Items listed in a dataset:

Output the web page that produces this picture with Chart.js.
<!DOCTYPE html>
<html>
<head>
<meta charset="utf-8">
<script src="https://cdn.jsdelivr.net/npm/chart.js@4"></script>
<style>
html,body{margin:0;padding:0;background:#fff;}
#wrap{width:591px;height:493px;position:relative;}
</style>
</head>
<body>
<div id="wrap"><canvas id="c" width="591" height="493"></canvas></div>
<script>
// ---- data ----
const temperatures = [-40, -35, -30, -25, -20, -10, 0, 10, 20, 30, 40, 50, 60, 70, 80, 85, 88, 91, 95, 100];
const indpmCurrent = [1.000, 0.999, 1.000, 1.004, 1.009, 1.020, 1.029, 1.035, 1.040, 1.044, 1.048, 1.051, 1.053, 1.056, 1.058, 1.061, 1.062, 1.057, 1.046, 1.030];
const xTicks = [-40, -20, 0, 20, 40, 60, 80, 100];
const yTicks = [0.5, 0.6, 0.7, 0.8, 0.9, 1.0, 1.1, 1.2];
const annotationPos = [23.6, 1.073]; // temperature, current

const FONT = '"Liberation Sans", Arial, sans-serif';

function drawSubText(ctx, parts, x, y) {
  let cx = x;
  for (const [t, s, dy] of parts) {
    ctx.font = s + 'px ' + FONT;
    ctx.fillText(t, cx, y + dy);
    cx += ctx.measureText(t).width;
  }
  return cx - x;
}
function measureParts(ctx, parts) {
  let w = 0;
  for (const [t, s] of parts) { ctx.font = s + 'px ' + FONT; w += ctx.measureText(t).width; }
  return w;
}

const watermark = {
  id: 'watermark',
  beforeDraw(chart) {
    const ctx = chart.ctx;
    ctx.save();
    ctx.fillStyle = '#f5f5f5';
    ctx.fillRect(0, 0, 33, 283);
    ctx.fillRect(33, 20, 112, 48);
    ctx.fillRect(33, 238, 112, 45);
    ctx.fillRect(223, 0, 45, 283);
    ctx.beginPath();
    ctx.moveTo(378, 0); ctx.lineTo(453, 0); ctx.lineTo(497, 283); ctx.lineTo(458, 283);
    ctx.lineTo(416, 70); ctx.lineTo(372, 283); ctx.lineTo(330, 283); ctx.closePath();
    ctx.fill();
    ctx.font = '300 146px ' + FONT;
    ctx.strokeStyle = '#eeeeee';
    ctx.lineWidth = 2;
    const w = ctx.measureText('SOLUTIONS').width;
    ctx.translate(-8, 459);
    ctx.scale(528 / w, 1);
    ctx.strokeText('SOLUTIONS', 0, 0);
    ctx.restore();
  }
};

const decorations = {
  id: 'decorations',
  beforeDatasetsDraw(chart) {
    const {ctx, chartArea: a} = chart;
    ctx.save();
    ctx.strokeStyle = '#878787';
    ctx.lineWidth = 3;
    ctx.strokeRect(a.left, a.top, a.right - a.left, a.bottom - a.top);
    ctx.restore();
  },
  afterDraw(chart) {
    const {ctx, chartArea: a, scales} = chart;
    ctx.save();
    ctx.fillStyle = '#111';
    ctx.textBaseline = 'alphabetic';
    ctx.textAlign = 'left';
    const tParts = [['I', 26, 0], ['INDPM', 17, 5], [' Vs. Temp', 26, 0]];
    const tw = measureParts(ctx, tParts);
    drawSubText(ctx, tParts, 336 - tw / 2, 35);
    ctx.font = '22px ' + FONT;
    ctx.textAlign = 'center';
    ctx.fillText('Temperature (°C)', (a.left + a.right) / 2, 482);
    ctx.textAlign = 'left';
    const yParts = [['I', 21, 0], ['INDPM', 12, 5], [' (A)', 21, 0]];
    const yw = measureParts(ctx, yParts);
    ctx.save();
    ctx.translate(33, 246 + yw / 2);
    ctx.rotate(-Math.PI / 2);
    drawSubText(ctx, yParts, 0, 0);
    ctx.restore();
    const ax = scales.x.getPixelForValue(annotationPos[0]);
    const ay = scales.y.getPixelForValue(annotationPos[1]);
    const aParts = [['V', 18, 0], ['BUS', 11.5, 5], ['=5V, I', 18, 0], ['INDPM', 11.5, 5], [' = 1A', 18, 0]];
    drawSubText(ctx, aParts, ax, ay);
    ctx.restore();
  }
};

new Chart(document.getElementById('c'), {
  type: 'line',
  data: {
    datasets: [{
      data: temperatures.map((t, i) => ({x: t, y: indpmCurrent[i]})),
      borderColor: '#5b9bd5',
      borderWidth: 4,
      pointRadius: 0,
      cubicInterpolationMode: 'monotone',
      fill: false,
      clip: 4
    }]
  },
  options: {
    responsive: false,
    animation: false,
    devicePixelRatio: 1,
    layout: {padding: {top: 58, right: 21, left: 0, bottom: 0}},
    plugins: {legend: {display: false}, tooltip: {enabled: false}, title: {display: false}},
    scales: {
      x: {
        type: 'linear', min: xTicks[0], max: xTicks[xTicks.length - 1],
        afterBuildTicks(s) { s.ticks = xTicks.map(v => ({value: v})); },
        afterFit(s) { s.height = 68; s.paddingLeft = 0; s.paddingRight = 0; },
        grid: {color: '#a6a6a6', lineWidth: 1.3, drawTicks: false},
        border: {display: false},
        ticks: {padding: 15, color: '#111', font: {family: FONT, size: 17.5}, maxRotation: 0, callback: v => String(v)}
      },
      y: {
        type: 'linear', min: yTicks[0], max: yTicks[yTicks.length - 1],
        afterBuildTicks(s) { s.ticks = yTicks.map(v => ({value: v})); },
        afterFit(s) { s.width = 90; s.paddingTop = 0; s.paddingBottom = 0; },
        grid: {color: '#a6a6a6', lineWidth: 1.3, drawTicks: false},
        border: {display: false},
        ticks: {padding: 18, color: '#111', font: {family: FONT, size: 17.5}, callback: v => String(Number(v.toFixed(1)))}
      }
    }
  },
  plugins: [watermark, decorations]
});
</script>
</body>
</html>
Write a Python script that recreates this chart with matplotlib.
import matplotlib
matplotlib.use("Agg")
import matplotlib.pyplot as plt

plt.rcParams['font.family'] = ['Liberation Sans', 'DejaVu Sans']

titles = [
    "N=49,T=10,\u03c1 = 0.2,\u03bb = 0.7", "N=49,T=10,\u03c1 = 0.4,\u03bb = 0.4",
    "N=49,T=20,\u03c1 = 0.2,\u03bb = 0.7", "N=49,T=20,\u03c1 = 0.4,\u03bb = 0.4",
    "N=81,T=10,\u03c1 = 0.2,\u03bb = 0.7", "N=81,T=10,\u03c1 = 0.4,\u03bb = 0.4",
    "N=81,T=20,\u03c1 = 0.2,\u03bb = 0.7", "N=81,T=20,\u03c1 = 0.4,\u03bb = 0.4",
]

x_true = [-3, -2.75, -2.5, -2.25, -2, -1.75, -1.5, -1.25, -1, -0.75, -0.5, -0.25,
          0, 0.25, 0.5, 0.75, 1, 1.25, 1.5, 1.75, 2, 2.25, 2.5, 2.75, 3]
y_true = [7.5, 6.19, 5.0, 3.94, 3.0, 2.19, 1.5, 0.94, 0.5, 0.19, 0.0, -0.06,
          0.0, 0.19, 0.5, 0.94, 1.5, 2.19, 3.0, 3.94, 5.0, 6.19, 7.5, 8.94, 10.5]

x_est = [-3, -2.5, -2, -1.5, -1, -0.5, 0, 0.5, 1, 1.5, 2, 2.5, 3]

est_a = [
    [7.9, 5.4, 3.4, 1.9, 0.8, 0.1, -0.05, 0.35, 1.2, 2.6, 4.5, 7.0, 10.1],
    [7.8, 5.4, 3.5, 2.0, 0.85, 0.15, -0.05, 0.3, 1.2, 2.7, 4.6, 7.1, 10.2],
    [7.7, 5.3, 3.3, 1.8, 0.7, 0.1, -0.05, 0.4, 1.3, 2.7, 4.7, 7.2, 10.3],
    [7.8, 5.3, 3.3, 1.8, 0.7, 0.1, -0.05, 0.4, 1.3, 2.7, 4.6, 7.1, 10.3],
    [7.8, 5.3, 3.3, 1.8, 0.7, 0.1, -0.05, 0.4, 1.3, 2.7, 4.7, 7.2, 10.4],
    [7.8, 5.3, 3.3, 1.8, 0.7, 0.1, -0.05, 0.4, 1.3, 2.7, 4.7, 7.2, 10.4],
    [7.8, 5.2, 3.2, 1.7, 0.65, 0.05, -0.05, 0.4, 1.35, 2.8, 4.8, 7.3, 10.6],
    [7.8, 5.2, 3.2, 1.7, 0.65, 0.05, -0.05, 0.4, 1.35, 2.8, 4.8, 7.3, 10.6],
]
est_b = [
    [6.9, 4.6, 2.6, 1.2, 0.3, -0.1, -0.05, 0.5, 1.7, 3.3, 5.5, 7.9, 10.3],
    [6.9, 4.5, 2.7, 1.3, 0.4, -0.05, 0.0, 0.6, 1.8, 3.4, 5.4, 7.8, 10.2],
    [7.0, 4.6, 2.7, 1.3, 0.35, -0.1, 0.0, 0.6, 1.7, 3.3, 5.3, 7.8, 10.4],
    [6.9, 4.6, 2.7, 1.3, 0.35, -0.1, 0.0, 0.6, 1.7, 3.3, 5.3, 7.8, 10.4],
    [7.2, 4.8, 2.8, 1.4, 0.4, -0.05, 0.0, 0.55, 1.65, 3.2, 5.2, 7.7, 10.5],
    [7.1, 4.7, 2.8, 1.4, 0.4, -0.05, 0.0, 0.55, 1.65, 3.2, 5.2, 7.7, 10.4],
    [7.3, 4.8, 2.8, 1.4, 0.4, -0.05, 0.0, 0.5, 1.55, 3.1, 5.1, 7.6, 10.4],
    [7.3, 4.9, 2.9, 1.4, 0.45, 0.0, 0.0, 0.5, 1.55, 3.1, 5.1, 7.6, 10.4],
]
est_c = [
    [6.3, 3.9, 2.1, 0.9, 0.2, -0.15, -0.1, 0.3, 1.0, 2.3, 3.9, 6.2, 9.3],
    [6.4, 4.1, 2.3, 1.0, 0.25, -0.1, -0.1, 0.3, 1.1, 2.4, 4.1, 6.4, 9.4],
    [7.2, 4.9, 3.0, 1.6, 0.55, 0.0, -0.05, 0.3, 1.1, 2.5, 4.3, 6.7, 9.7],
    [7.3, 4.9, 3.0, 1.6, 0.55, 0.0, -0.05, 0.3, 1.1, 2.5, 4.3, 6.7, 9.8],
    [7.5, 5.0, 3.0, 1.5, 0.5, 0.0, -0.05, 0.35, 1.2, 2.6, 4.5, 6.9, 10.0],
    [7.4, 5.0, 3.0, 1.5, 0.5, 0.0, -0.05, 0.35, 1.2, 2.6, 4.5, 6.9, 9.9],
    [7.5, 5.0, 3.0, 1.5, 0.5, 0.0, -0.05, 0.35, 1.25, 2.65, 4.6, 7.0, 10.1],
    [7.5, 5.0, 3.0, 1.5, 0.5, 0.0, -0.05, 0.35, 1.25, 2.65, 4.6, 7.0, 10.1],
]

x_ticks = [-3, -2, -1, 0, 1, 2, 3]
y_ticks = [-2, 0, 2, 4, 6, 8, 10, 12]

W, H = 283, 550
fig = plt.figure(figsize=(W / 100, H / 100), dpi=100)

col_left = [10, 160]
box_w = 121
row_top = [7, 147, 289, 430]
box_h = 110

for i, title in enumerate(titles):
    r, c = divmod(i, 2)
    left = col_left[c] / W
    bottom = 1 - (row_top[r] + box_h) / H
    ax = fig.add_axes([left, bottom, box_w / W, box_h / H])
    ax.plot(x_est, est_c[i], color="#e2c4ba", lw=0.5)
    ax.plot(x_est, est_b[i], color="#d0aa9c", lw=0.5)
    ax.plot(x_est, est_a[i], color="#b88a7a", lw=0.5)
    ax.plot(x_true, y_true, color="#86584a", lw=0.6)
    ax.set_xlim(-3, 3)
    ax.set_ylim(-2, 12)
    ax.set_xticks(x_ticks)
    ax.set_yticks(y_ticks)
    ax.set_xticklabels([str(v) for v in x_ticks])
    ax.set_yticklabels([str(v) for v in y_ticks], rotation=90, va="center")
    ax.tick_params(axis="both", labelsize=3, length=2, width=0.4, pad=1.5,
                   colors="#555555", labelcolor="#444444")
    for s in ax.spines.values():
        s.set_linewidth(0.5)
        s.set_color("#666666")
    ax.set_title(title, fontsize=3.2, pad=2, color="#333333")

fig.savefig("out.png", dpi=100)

▶ _The request_
The line with "Write a Python" marks the start and the line with "1.5, 2, 2.5, 3]" marks the end; transcribe every line in that stretch, unchanged.

▶ _Task output_
Write a Python script that recreates this chart with matplotlib.
import matplotlib
matplotlib.use("Agg")
import matplotlib.pyplot as plt

plt.rcParams['font.family'] = ['Liberation Sans', 'DejaVu Sans']

titles = [
    "N=49,T=10,\u03c1 = 0.2,\u03bb = 0.7", "N=49,T=10,\u03c1 = 0.4,\u03bb = 0.4",
    "N=49,T=20,\u03c1 = 0.2,\u03bb = 0.7", "N=49,T=20,\u03c1 = 0.4,\u03bb = 0.4",
    "N=81,T=10,\u03c1 = 0.2,\u03bb = 0.7", "N=81,T=10,\u03c1 = 0.4,\u03bb = 0.4",
    "N=81,T=20,\u03c1 = 0.2,\u03bb = 0.7", "N=81,T=20,\u03c1 = 0.4,\u03bb = 0.4",
]

x_true = [-3, -2.75, -2.5, -2.25, -2, -1.75, -1.5, -1.25, -1, -0.75, -0.5, -0.25,
          0, 0.25, 0.5, 0.75, 1, 1.25, 1.5, 1.75, 2, 2.25, 2.5, 2.75, 3]
y_true = [7.5, 6.19, 5.0, 3.94, 3.0, 2.19, 1.5, 0.94, 0.5, 0.19, 0.0, -0.06,
          0.0, 0.19, 0.5, 0.94, 1.5, 2.19, 3.0, 3.94, 5.0, 6.19, 7.5, 8.94, 10.5]

x_est = [-3, -2.5, -2, -1.5, -1, -0.5, 0, 0.5, 1, 1.5, 2, 2.5, 3]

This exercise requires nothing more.